One way using a personal loan to buy a car might be useful is if you’re purchasing a project car to fix up. For example, you might want to rebuild a non-operational 1960s muscle car that has a salvage title from a private seller. Personal loan funds can be used to purchase a vehicle in this condition, and a personal loan lender doesn’t have a vested interest in your purchase. However, getting an auto loan for this project car might be challenging.
The chart below provides an overview of how the two loan products differ.

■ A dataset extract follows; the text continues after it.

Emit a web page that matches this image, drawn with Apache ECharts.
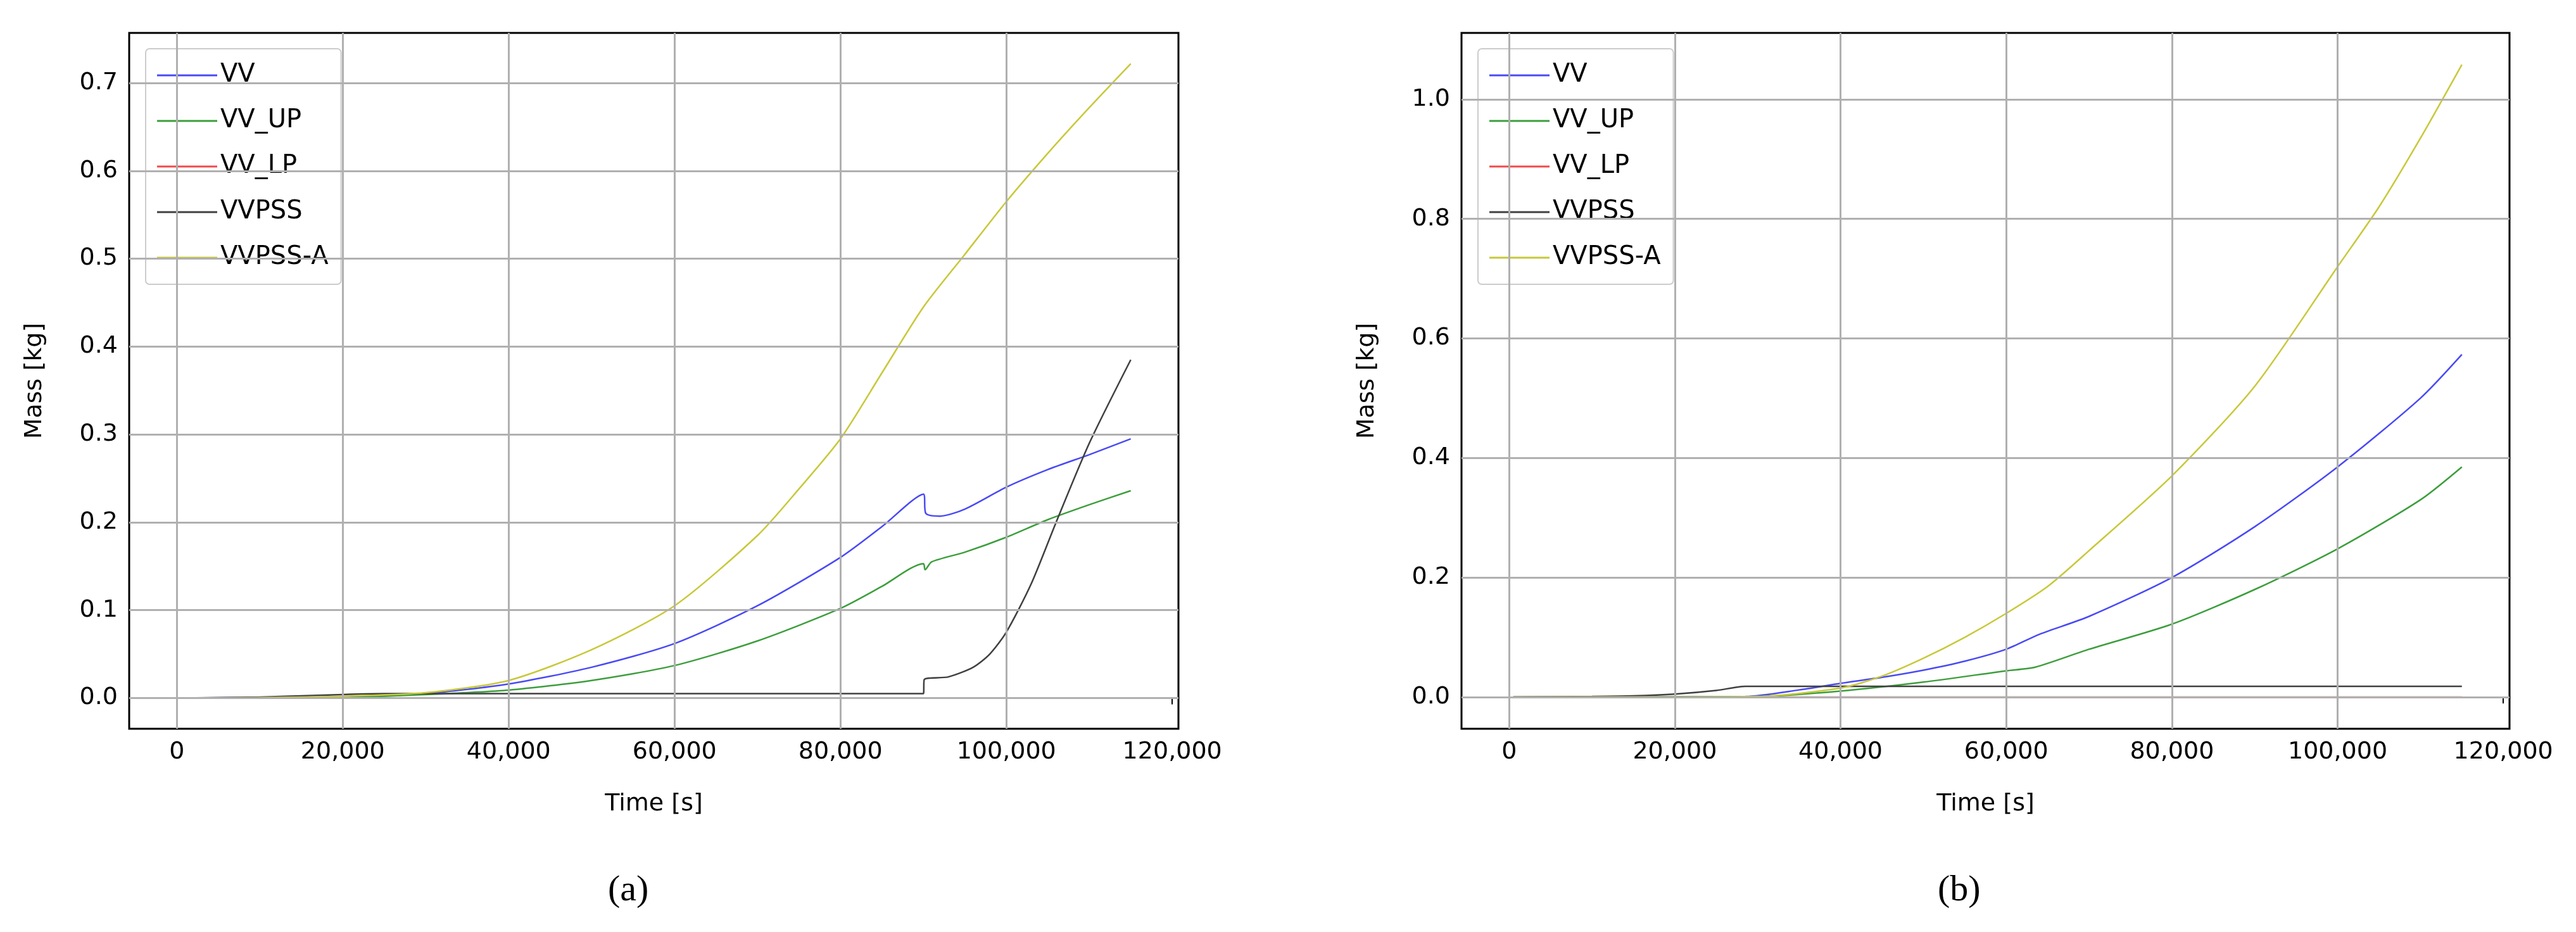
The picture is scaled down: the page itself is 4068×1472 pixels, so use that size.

|Auto loan||Personal loan|
Pros of financing a car with a personal loan
Depending on your circumstances, a personal loan may be the best option for financing your vehicle purchase. Some of the benefits of using a personal loan include:
- Fast access to cash: You can receive the money within a few days and aren’t required to find the vehicle you plan on buying first. This is helpful if you want to use a loan to buy a car from a private seller.
- No collateral: Although some personal loans are secured, many aren’t. If you have good credit, you may be eligible for an affordable unsecured personal loan that doesn’t put your car on the line if you can’t make payments.
- Use funds however you choose: Personal loans don’t require you to use the funds in a specific way, as auto loans do. If you change your mind about buying a car, you can repay the loan immediately or put the money toward a different purchase.
Cons of financing a car with a personal loan
Getting a personal loan to buy a car isn’t the best option for everyone. Before taking out a personal loan, consider the following:
- Higher interest rates: Because there’s no collateral for personal loan lenders to fall back on, they typically charge higher interest rates for personal loans than auto loan lenders.
- Less time to repay: Depending on the personal loan terms you qualify for, you may have to repay the entire loan, plus interest, quickly.
- Lower loan amount: Because auto loans are meant for vehicle purchases, you may qualify for a higher loan amount to accommodate the cost of the car. Personal loans, however, typically enforce a loan limit that may or may not cover your entire car purchase.
When might it make sense to use a personal loan for a car?
A personal loan could be a sensible way to finance a car in these situations:
- The car doesn’t qualify for a traditional auto loan. Many lenders set age and mileage limitations, making it more challenging to get a loan if the car is more than 10 years old or the mileage exceeds 100,000.
- Your credit score is below the lender’s minimum threshold. A lower credit score isn’t necessarily a deal breaker when applying for financing, but you may only qualify for an exorbitant interest rate if you are approved for an auto loan.
- The personal loan comes with more competitive financing terms. If you have good or excellent credit, you may find that the rates you’re being offered for personal loans are lower than what you’d get with an auto loan.
The bottom line
Whether you should take out a personal loan to buy a car depends on your specific circumstances. Consider what kind of vehicle you’re interested in, your credit score, your budget and your ideal repayment timeline.
Regardless of which type of loan you choose for your car purchase, it’s smart to compare offers across multiple lenders. You can also use calculators to determine how much your loan will cost; try starting with Bankrate’s personal loan calculator and auto loan calculator. Ultimately, the best loan for you will offer you a low rate and good terms to make paying for your new car as easy as possible.